ABITECH Analysis · Nigeria macro Sentiment: -0.85 (very_negative) · 18/03/2026
The detention of Nasir Ahmad El-Rufai, former governor of Kaduna State, has triggered serious concerns about Nigeria's democratic institutions and rule of law—concerns that extend far beyond domestic politics into the investor confidence calculus that shapes capital flows into Africa's largest economy.

El-Rufai's case represents more than a high-profile arrest. It symbolizes what opposition parties, including the African Democratic Congress, characterize as a troubling erosion of constitutional protections under President Bola Ahmed Tinubu's administration. The fundamental rights violation allegations surrounding his continued detention point to systemic weaknesses in Nigeria's judicial independence and executive accountability mechanisms—institutional pillars that foreign investors typically evaluate before committing capital.

For European entrepreneurs and institutional investors considering Nigerian exposure, the implications are multifaceted. Nigeria's business environment already contends with endemic challenges: infrastructure deficits, foreign exchange volatility, and regulatory unpredictability. A perception that fundamental legal protections are selectively enforced—particularly against politically connected individuals—adds another layer of uncertainty. When investors cannot rely on transparent, predictable legal frameworks, they price in additional risk premiums or redirect capital elsewhere on the continent.

The El-Rufai detention case emerges against Nigeria's broader institutional backdrop. The country ranks 154th out of 198 countries on the Transparency International Corruption Perceptions Index, with governance scores indicating significant challenges in rule of law implementation. These are not merely abstract metrics; they directly influence where European firms establish regional headquarters, which sectors they enter, and what contractual safeguards they demand.

The African Democratic Congress's public statements regarding "drift toward dictatorship" language may seem hyperbolic to some observers, but such rhetoric—and more importantly, the conditions prompting it—creates narrative risk for Nigeria's investment brand. In competitive African markets where Botswana, Rwanda, and South Africa offer alternative jurisdictions with stronger institutional track records, perception matters substantially.

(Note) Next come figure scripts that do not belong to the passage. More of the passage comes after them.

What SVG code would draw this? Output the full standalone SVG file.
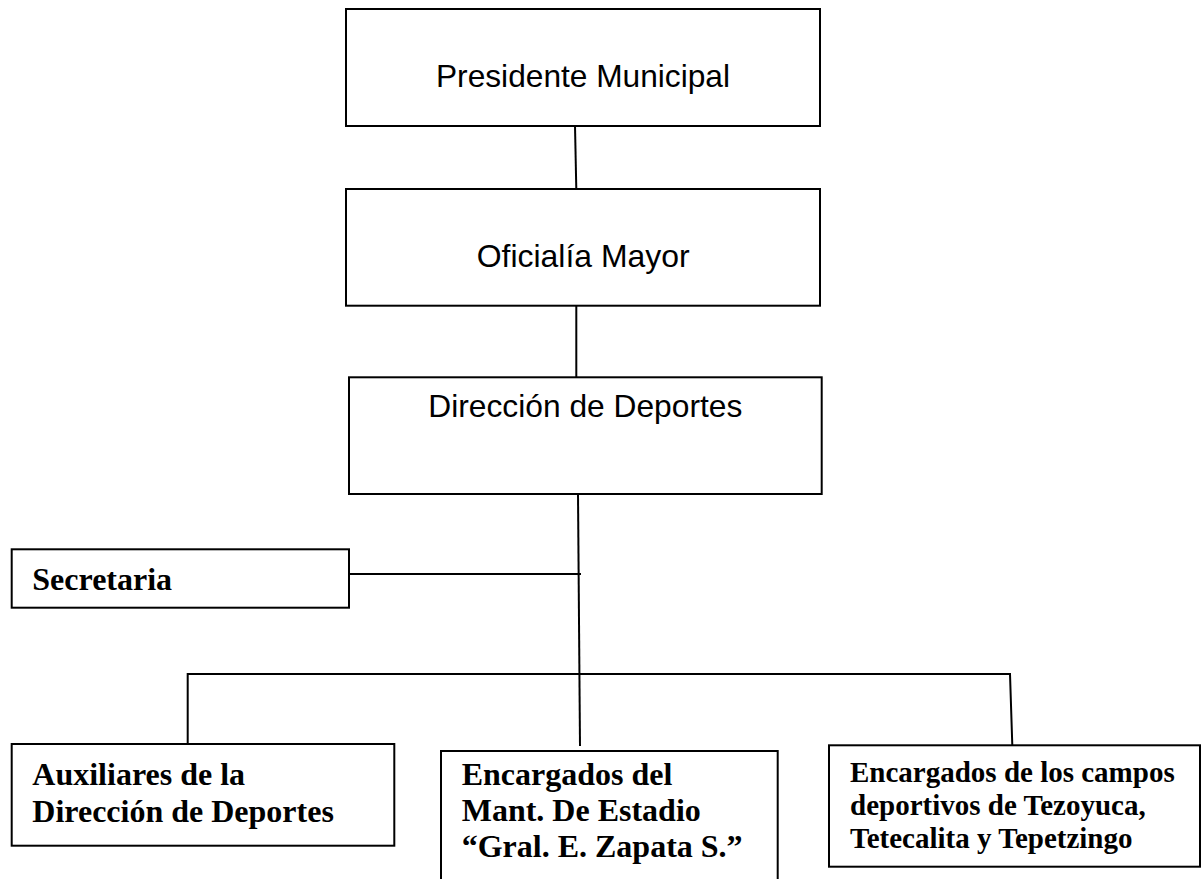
<svg xmlns="http://www.w3.org/2000/svg" width="1202" height="879" viewBox="0 0 1202 879">
<style>
.box{fill:#fff;stroke:#000;stroke-width:2}
.ln{fill:none;stroke:#000;stroke-width:2}
.sans{font-family:"Liberation Sans",Arial,sans-serif;font-size:31.5px;fill:#000}
.serif{font-family:"Liberation Serif","Times New Roman",serif;font-weight:bold;font-size:32px;fill:#000}
.serif2{font-family:"Liberation Serif","Times New Roman",serif;font-weight:bold;font-size:29px;fill:#000}
</style>
<rect width="1202" height="879" fill="#fff"/>
<g id="connectors">
<line class="ln" x1="575" y1="126" x2="576.3" y2="189"/>
<line class="ln" x1="576.3" y1="305.7" x2="576.3" y2="377"/>
<line class="ln" x1="578" y1="494" x2="580" y2="746"/>
<line class="ln" x1="349" y1="574" x2="581" y2="574"/>
<polyline class="ln" points="187.7,744 187.7,674 1010,674 1012.3,745.3"/>
</g>
<g id="presidente">
<rect class="box" x="346" y="9" width="474" height="117"/>
<text class="sans" x="436" y="87" textLength="294" lengthAdjust="spacingAndGlyphs">Presidente Municipal</text>
</g>
<g id="oficialia">
<rect class="box" x="346" y="189" width="474" height="116.7"/>
<text class="sans" x="476.7" y="266.7" textLength="213" lengthAdjust="spacingAndGlyphs">Oficialía Mayor</text>
</g>
<g id="direccion">
<rect class="box" x="349" y="377.3" width="472.7" height="116.7"/>
<text class="sans" x="428.3" y="417.3" textLength="314" lengthAdjust="spacingAndGlyphs">Dirección de Deportes</text>
</g>
<g id="secretaria">
<rect class="box" x="11.7" y="549.3" width="337.3" height="58.4"/>
<text class="serif" x="32.3" y="590">Secretaria</text>
</g>
<g id="auxiliares">
<rect class="box" x="11.7" y="744" width="382.6" height="101.7"/>
<text class="serif" x="32.3" y="785">Auxiliares de la</text>
<text class="serif" x="32.3" y="822.3">Dirección de Deportes</text>
</g>
<g id="estadio">
<rect class="box" x="441" y="751" width="336.7" height="140"/>
<text class="serif" x="461.7" y="785">Encargados del</text>
<text class="serif" x="461.7" y="821">Mant. De Estadio</text>
<text class="serif" x="461.7" y="856.7">“Gral. E. Zapata S.”</text>
</g>
<g id="campos">
<rect class="box" x="829" y="745.3" width="371" height="121.4"/>
<text class="serif2" x="850" y="781.7">Encargados de los campos</text>
<text class="serif2" x="850" y="815">deportivos de Tezoyuca,</text>
<text class="serif2" x="850" y="848.3">Tetecalita y Tepetzingo</text>
</g>
</svg>
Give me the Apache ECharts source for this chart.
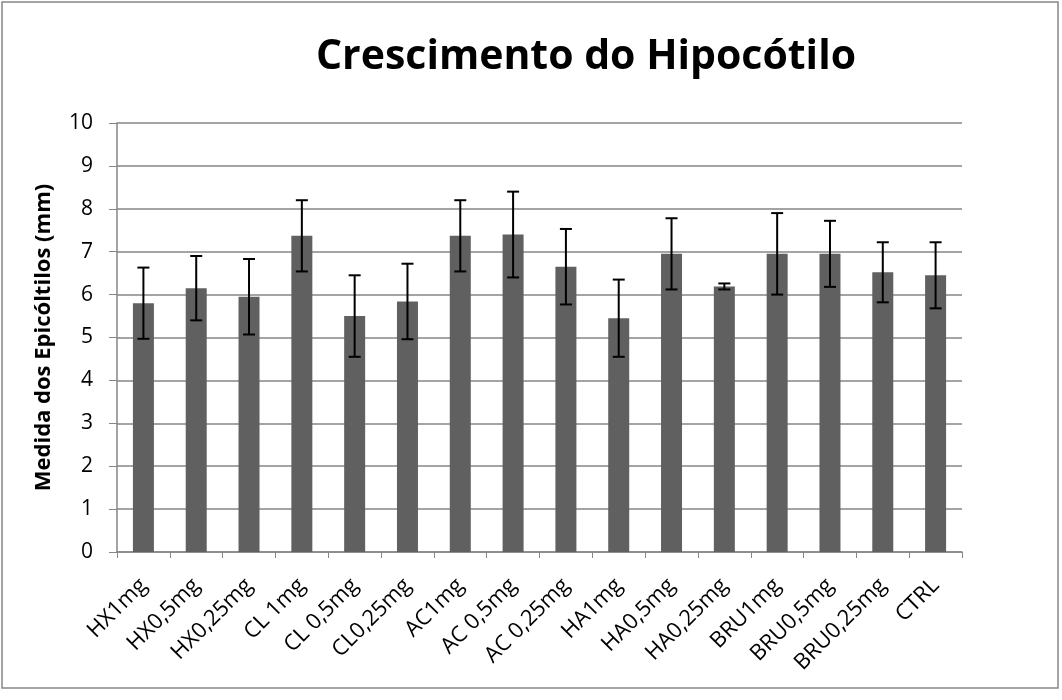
<!DOCTYPE html>
<html>
<head>
<meta charset="utf-8">
<script src="https://cdn.jsdelivr.net/npm/echarts@6/dist/echarts.min.js"></script>
<style>
  html, body { margin: 0; padding: 0; background: #fff; }
  #chart { width: 1062px; height: 700px; }
</style>
</head>
<body>
<div id="chart"></div>
<script>
const categories = ['HX1mg', 'HX0,5mg', 'HX0,25mg', 'CL 1mg', 'CL 0,5mg', 'CL0,25mg', 'AC1mg', 'AC 0,5mg',
    'AC 0,25mg', 'HA1mg', 'HA0,5mg', 'HA0,25mg', 'BRU1mg', 'BRU0,5mg', 'BRU0,25mg', 'CTRL']
const means = [5.80, 6.15, 5.95, 7.37, 5.50, 5.84, 7.37, 7.40, 6.65, 5.45, 6.95, 6.19, 6.95, 6.95, 6.52, 6.45]
const errors = [0.83, 0.75, 0.88, 0.83, 0.95, 0.88, 0.83, 1.00, 0.88, 0.90, 0.83, 0.07, 0.95, 0.77, 0.70, 0.77]
const yTicks = { min: 0, max: 10, interval: 1 }

const font = 'Open Sans'
const chart = echarts.init(document.getElementById('chart'))

// [index, low, high] for the error bars
const errData = means.map((m, i) => [i, m - errors[i], m + errors[i]])

chart.setOption({
    animation: false,
    title: {
        text: 'Crescimento do Hipocótilo',
        left: 581,
        top: 32,
        textAlign: 'center',
        textStyle: { fontFamily: font, fontSize: 41, fontWeight: 'bold', color: '#000' }
    },
    grid: { left: 117, right: 100, top: 123, bottom: 148 },
    xAxis: {
        type: 'category',
        data: categories,
        axisLine: { lineStyle: { color: '#868686', width: 1.5 } },
        axisTick: { show: true, length: 6, lineStyle: { color: '#868686' } },
        axisLabel: { rotate: 45, fontFamily: font, fontSize: 22, color: '#000', margin: 30, interval: 0 }
    },
    yAxis: {
        type: 'value',
        min: yTicks.min,
        max: yTicks.max,
        interval: yTicks.interval,
        name: 'Medida dos Epicóltilos (mm)',
        nameLocation: 'middle',
        nameGap: 62,
        nameTextStyle: { fontFamily: font, fontSize: 22, fontWeight: 'bold', color: '#000' },
        axisLine: { show: true, lineStyle: { color: '#868686', width: 1.5 } },
        axisTick: { show: true, length: 8, lineStyle: { color: '#868686' } },
        axisLabel: { fontFamily: font, fontSize: 21, color: '#000', margin: 24 },
        splitLine: { lineStyle: { color: '#868686', width: 1.5 } }
    },
    series: [
        {
            type: 'bar',
            data: means,
            barWidth: 21,
            itemStyle: { color: '#606060' }
        },
        {
            type: 'custom',
            data: errData,
            z: 10,
            renderItem: (params, api) => {
                const x = api.value(0)
                const lo = api.coord([x, api.value(1)])
                const hi = api.coord([x, api.value(2)])
                const half = 6
                const style = { stroke: '#000', lineWidth: 2 }
                return {
                    type: 'group',
                    children: [
                        { type: 'line', shape: { x1: lo[0], y1: lo[1], x2: hi[0], y2: hi[1] }, style },
                        { type: 'line', shape: { x1: lo[0] - half, y1: lo[1], x2: lo[0] + half, y2: lo[1] }, style },
                        { type: 'line', shape: { x1: hi[0] - half, y1: hi[1], x2: hi[0] + half, y2: hi[1] }, style }
                    ]
                }
            }
        }
    ],
    graphic: [{
        type: 'rect',
        shape: { x: 2, y: 2, width: 1056, height: 686 },
        style: { fill: 'none', stroke: '#868686', lineWidth: 1.5 },
        silent: true
    }]
})
</script>
</body>
</html>
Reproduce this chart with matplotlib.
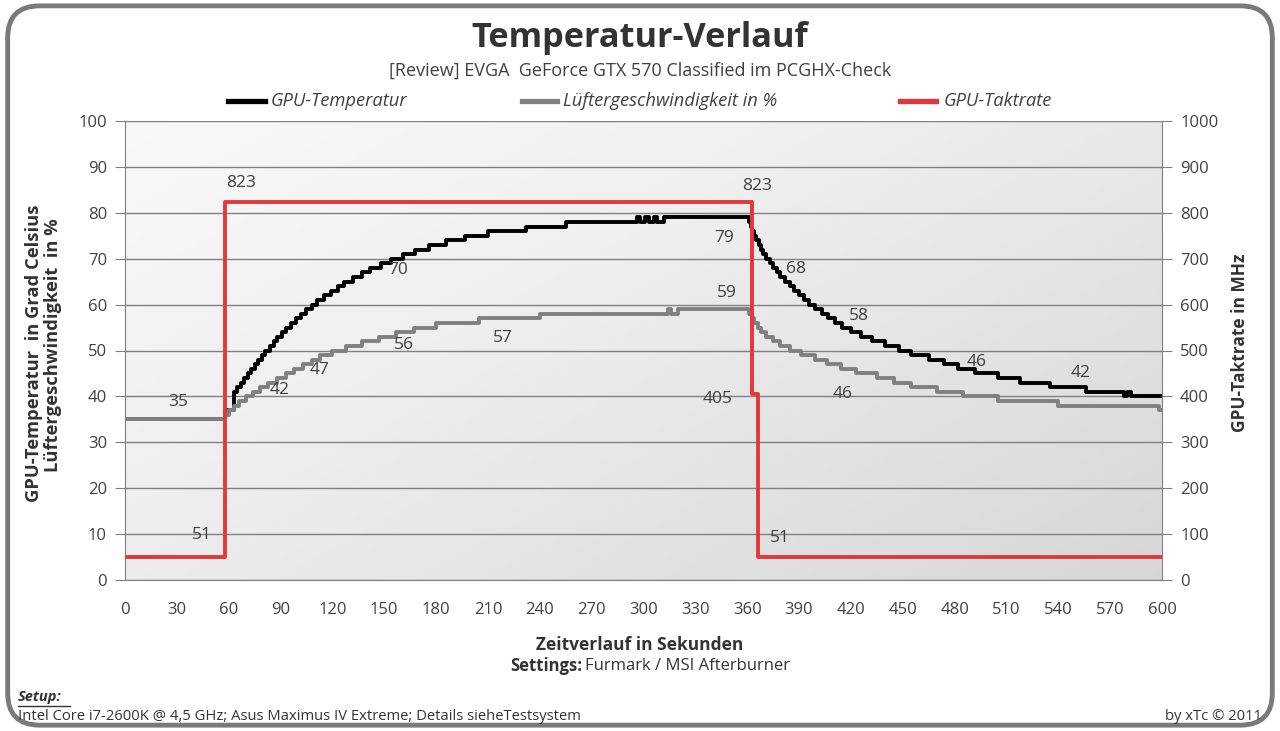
import numpy as np
import matplotlib
matplotlib.use("Agg")
import matplotlib.pyplot as plt
from matplotlib.lines import Line2D
from matplotlib.patches import FancyBboxPatch

plt.rcParams['font.family'] = ['Open Sans', 'DejaVu Sans']

# ---- data (breakpoints, steps-post) ----
temp_t = [0, 58, 63, 65, 67, 69, 71, 73, 75, 77, 79, 81, 84, 86, 88, 91, 93, 96, 99, 102, 105,
          108, 111, 115, 119, 123, 127, 132, 137, 142, 148, 154, 161, 168, 176, 186, 197, 210,
          232, 255, 296, 298, 301, 303, 306, 308, 312,
          361, 362, 363, 364, 365, 367, 368, 369, 371, 373, 375, 377, 379, 382, 385, 387, 390,
          393, 396, 399, 403, 407, 411, 415, 420, 426, 432, 440, 448, 455, 465, 474, 482, 492,
          505, 518, 535, 556, 578, 580, 582, 600]
temp_v = [35, 37, 41, 42, 43, 44, 45, 46, 47, 48, 49, 50, 51, 52, 53, 54, 55, 56, 57, 58, 59,
          60, 61, 62, 63, 64, 65, 66, 67, 68, 69, 70, 71, 72, 73, 74, 75, 76,
          77, 78, 79, 78, 79, 78, 79, 78, 79,
          78, 77, 76, 75, 74, 73, 72, 71, 70, 69, 68, 67, 66, 65, 64, 63, 62,
          61, 60, 59, 58, 57, 56, 55, 54, 53, 52, 51, 50, 49, 48, 47, 46, 45,
          44, 43, 42, 41, 40, 41, 40, 40]

fan_t = [0, 58, 60, 63, 66, 70, 74, 78, 83, 88, 93, 98, 103, 108, 113, 120, 128, 137, 147, 157,
         167, 180, 205, 240, 314, 316, 320,
         361, 363, 364, 366, 368, 371, 375, 379, 385, 391, 399, 406, 414, 423, 435, 445, 455,
         470, 485, 505, 540, 598, 600]
fan_v = [35, 36, 37, 38, 39, 40, 41, 42, 43, 44, 45, 46, 47, 48, 49, 50, 51, 52, 53, 54,
         55, 56, 57, 58, 59, 58, 59,
         58, 57, 56, 55, 54, 53, 52, 51, 50, 49, 48, 47, 46, 45, 44, 43, 42,
         41, 40, 39, 38, 37, 37]

clock_t = [0, 58, 363, 366, 600]
clock_v = [51, 823, 405, 51, 51]

x_ticks = list(range(0, 601, 30))

col_black = '#000000'
col_gray = '#808080'
col_red = '#e2383c'
col_text = '#404040'

fig = plt.figure(figsize=(12.8, 7.31), dpi=100)

# rounded frame
frame = FancyBboxPatch((0.006, 0.008), 0.988, 0.984, boxstyle="round,pad=0,rounding_size=0.025",
                       transform=fig.transFigure, facecolor='white', edgecolor='#7a7a7a',
                       linewidth=3.5, mutation_aspect=1280 / 731, zorder=-10)
fig.patches.append(frame)

ax = fig.add_axes([125 / 1280, 1 - 580 / 731, (1162 - 125) / 1280, (580 - 121) / 731])
ax.set_facecolor('none')

# gradient background
gx, gy = np.meshgrid(np.linspace(0, 1, 200), np.linspace(0, 1, 200))
grad = 0.55 * gx + 0.45 * gy
ax.imshow(grad, extent=[0, 1, 0, 1], transform=ax.transAxes, cmap='Greys', vmin=-0.25, vmax=4.5,
          aspect='auto', zorder=0, origin='upper')

ax.plot(temp_t, temp_v, drawstyle='steps-post', color=col_black, lw=2.8, zorder=3)
ax.plot(fan_t, fan_v, drawstyle='steps-post', color=col_gray, lw=2.8, zorder=4)

ax.set_xlim(0, 600)
ax.set_ylim(0, 100)
ax.set_yticks(range(0, 101, 10))
ax.set_xticks(x_ticks)
ax.grid(axis='y', color='#808080', lw=1, zorder=1)
ax.tick_params(axis='y', length=7, color='#808080', colors=col_text, labelsize=12, pad=6)
ax.tick_params(axis='x', length=0, colors=col_text, labelsize=12, pad=16)
for s in ['left', 'bottom']:
    ax.spines[s].set_color('#808080')
ax.spines['top'].set_visible(False)
ax.spines['right'].set_visible(False)

ax2 = ax.twinx()
ax2.plot(clock_t, clock_v, drawstyle='steps-post', color=col_red, lw=2.8, zorder=5)
ax2.set_ylim(0, 1000)
ax2.set_yticks(range(0, 1001, 100))
ax2.tick_params(axis='y', length=7, color='#808080', colors=col_text, labelsize=12, pad=6)
for s in ['left', 'top', 'bottom']:
    ax2.spines[s].set_visible(False)
ax2.spines['right'].set_color('#808080')

# data labels
lab = dict(fontsize=12.5, color=col_text, ha='center', va='center', zorder=6)
ax.text(30.7, 38.8, '35', **lab)
ax.text(89.7, 41.4, '42', **lab)
ax.text(112.8, 45.8, '47', **lab)
ax.text(158, 67.5, '70', **lab)
ax.text(161.5, 51.2, '56', **lab)
ax.text(218.7, 52.7, '57', **lab)
ax.text(346.6, 74.5, '79', **lab)
ax.text(348.4, 62.5, '59', **lab)
ax.text(388.3, 67.8, '68', **lab)
ax.text(424.8, 57.5, '58', **lab)
ax.text(415.5, 40.5, '46', **lab)
ax.text(492.5, 47.5, '46', **lab)
ax.text(553, 45.1, '42', **lab)
ax2.text(67, 865, '823', **lab)
ax2.text(365.7, 858, '823', **lab)
ax2.text(44.6, 98, '51', **lab)
ax2.text(342.6, 394, '405', **lab)
ax2.text(379, 92, '51', **lab)

# axis titles
fig.text(34 / 1280, 1 - 353 / 731, 'GPU-Temperatur  in Grad Celsius', rotation=90, ha='center',
         va='center', fontsize=13.2, fontweight='bold', color='#333333')
fig.text(53 / 1280, 1 - 345 / 731, 'Lüftergeschwindigkeit  in %', rotation=90, ha='center',
         va='center', fontsize=13.2, fontweight='bold', color='#333333')
fig.text(1240 / 1280, 1 - 343 / 731, 'GPU-Taktrate in MHz', rotation=90, ha='center',
         va='center', fontsize=12.5, fontweight='bold', color='#333333')
fig.text(0.5, 1 - 645 / 731, 'Zeitverlauf in Sekunden', ha='center', va='center',
         fontsize=12.5, fontweight='bold', color='#333333')
fig.text(582 / 1280, 1 - 666 / 731, 'Settings:', ha='right', va='center',
         fontsize=12, fontweight='bold', color='#333333')
fig.text(585 / 1280, 1 - 666 / 731, 'Furmark / MSI Afterburner', ha='left', va='center',
         fontsize=12, color='#333333')

# title
fig.text(0.5, 1 - 38 / 731, 'Temperatur-Verlauf', ha='center', va='center',
         fontsize=24.7, fontweight='bold', color='#333333')
fig.text(0.5, 1 - 71 / 731, '[Review] EVGA  GeForce GTX 570 Classified im PCGHX-Check',
         ha='center', va='center', fontsize=13, color=col_text)

# legend
leg_y = 1 - 101 / 731
for (x0, x1, xt, c, txt) in [(228, 265, 271, col_black, 'GPU-Temperatur'),
                              (522, 557, 563, col_gray, 'Lüftergeschwindigkeit in %'),
                              (900, 936, 944, col_red, 'GPU-Taktrate')]:
    fig.add_artist(Line2D([x0 / 1280, x1 / 1280], [leg_y, leg_y], color=c, lw=3.8,
                          transform=fig.transFigure))
    fig.text(xt / 1280, leg_y, txt, ha='left', va='center', fontsize=13.2, style='italic',
             color=col_text)

# footer
fig.text(18 / 1280, 1 - 697 / 731, 'Setup:', ha='left', va='center', fontsize=10.5,
         fontweight='bold', style='italic', color='#333333')
fig.add_artist(Line2D([18 / 1280, 70 / 1280], [1 - 706 / 731, 1 - 706 / 731], color='#333333',
                      lw=1, transform=fig.transFigure))
fig.text(18 / 1280, 1 - 717 / 731,
         'Intel Core i7-2600K @ 4,5 GHz; Asus Maximus IV Extreme; Details sieheTestsystem',
         ha='left', va='center', fontsize=10.6, color='#333333')
fig.text(1262 / 1280, 1 - 717 / 731, 'by xTc © 2011', ha='right', va='center', fontsize=10.6,
         color='#333333')

fig.savefig('out.png', dpi=100)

For European investors, the concerning dimension extends beyond El-Rufai himself. His detention raises questions about the predictability of political and legal outcomes under the current administration. If senior government officials from previous administrations face indefinite detention without transparent due process, what protections do foreign investors have when disputes arise? How confident can multinational corporations be that contracts will be enforced impartially?

The timing compounds these concerns. Nigeria's economy contracted in 2023 and remains fragile, with inflation exceeding 25% and unemployment near 5 million people. Foreign direct investment has remained subdued. Institutional credibility challenges arrive precisely when Nigeria needs sustained capital inflows to diversify its economy beyond oil dependency and create employment.

Addressing these concerns requires urgent action from the Tinubu administration: demonstrating transparent legal processes for high-profile cases, strengthening judicial independence, and reaffirming commitment to constitutional protections. Without such moves, Nigeria risks cementing its reputation as a high-risk investment destination despite possessing significant economic potential and a massive consumer market of over 220 million people.
Gateway Intelligence

European investors should implement enhanced due diligence protocols for Nigerian operations, specifically examining political risk insurance coverage and dispute resolution mechanisms that bypass domestic courts. Consider redirecting new capital allocation toward sectors with less political sensitivity (technology, telecommunications, consumer goods) while reducing exposure to sectors dependent on government contracts or regulatory discretion. The institutional erosion signaled by high-profile detention cases typically precedes broader governance deterioration—this is a warning signal, not a collapse trigger, but timing exit strategies accordingly is prudent.